"Eres lo que yo fui un día, soy lo que tú serás".
Todas las generaciones buscan su utopía, su paraíso en la Tierra. Diseñado e impulsado ideológicamente, este lugar imaginario sólo existe en las mentes. Para situarlo en el tiempo y el espacio se necesita de una revolución, un proceso que instaure las condiciones de posibilidad de ese proyecto. Pero esto no es fácil de conseguir, cada movimiento utópico-revolucionario se tiene que enfrentar tanto a sus enemigos externos -el status quo y los poderes fácticos- como a los procesos disolutivos internos que minan la fortaleza y la dirección del avance. La derrota acecha pero, como muy bien explicaba
Chirbes en "La larga marcha", las derrotas no se heredan genéticamente, cada generación tiene derecho a combatir la injusticia y a experimentar su propia derrota. Parte del aprendizaje vital de cada grupo generacional es aceptar el nudo de contradicciones que supone su tiempo ("cada época su afán, sus ilusiones, sus contradicciones") y cómo esa circunstancia acaba convirtiéndose en su destino.
Carlos, Demetrio, Rita, Narciso, Pedrito, Amalia... Los protagonistas de "
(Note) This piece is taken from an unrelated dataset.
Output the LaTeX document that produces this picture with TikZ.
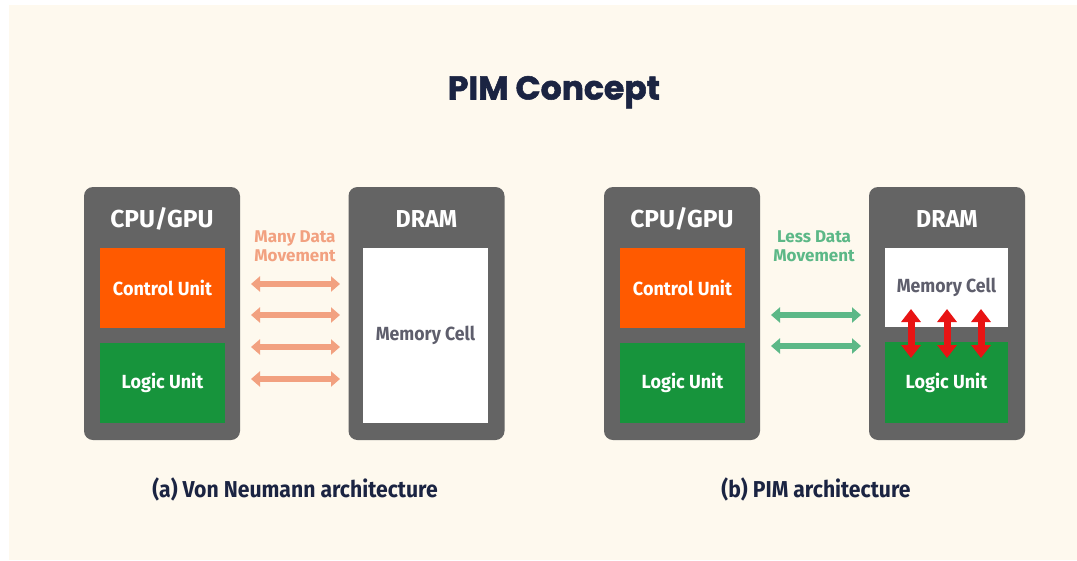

Los viejos amigos" en la madurez de sus vidas hacen un repaso de lo que no consiguieron ni individual ni colectivamente e intentan justificar el hecho de que ahora disfrutan de aquello contra lo que lucharon y les venció. Su pequeña revolución -formaban una célula comunista que luchaba contra la dictadura del General Franco- no pasó de ser una anécdota en los manuales de Historia Contemporánea Española y su grupo de anónimos herejes laicos tendrá que dejar el testigo de la lucha por la justicia a la siguiente generación, si es que lo necesitan. Pasaron, brillaron y desaparecieron. Se masajearon el alma con grandes palabras, "palabras para crecer, palabras para construir", y se envenenaron con la "droga de la finalidad" para al final acabar sólo viviendo, sin preocuparse por el qué y el cómo. Las emociones y la fuerza impulsiva de las ideas se gastan y el hombre no posee una reserva inagotable de ellas. Se enamoraron de ese "pozo de voluptuosidades tenebrosas llamado revolución" y ésta los convirtió no en perdedores sino en seres perdidos, no para su causa sino para la causa general de la vida.
Al final los que construyeron la Historia fueron los que se disciplinaron para adaptarse al ritmo que el conjunto de la sociedad marcaba. Quienes se casaron por la Iglesia, quienes compraron un piso a plazos, quienes madrugaban cada día para ir al trabajo. Los revolucionarios iniciaron un proceso sin continuidad que acabó sin saber de dónde venía ni a dónde quería llegar. La Historia tiene movimiento propio, "no se construye con inteligencias individuales sino con una inteligencia colectiva, hecha de multitud de torpezas, de mediocridades y que, precisamente, rechaza las inteligencias individuales, las expulsa a la cuneta en su avance".
Para algunos la revolución sólo fue un excitante, "un supremo alucinógeno". La borrachera de la acción. Para otros una privación, un sacrificio del yo en favor de lo colectivo de raíces cristianas, "justicia, igualdad, piedad, todo eso". Hubo incluso quienes vivieron la revolución como una "delicada operación estética", como una pura forma, una exigencia de la razón y la belleza. Ahora, cuando la revolución es sólo un recuerdo de juventud, lo único que les queda a los viejos camaradas es la "lucidez alucinada de la resaca", la evidencia de que sin una obra en marcha no hay posibilidad de futuro y la resignación al descubrir que, como ocurre en el teatro, la representación es toda la verdad que existe.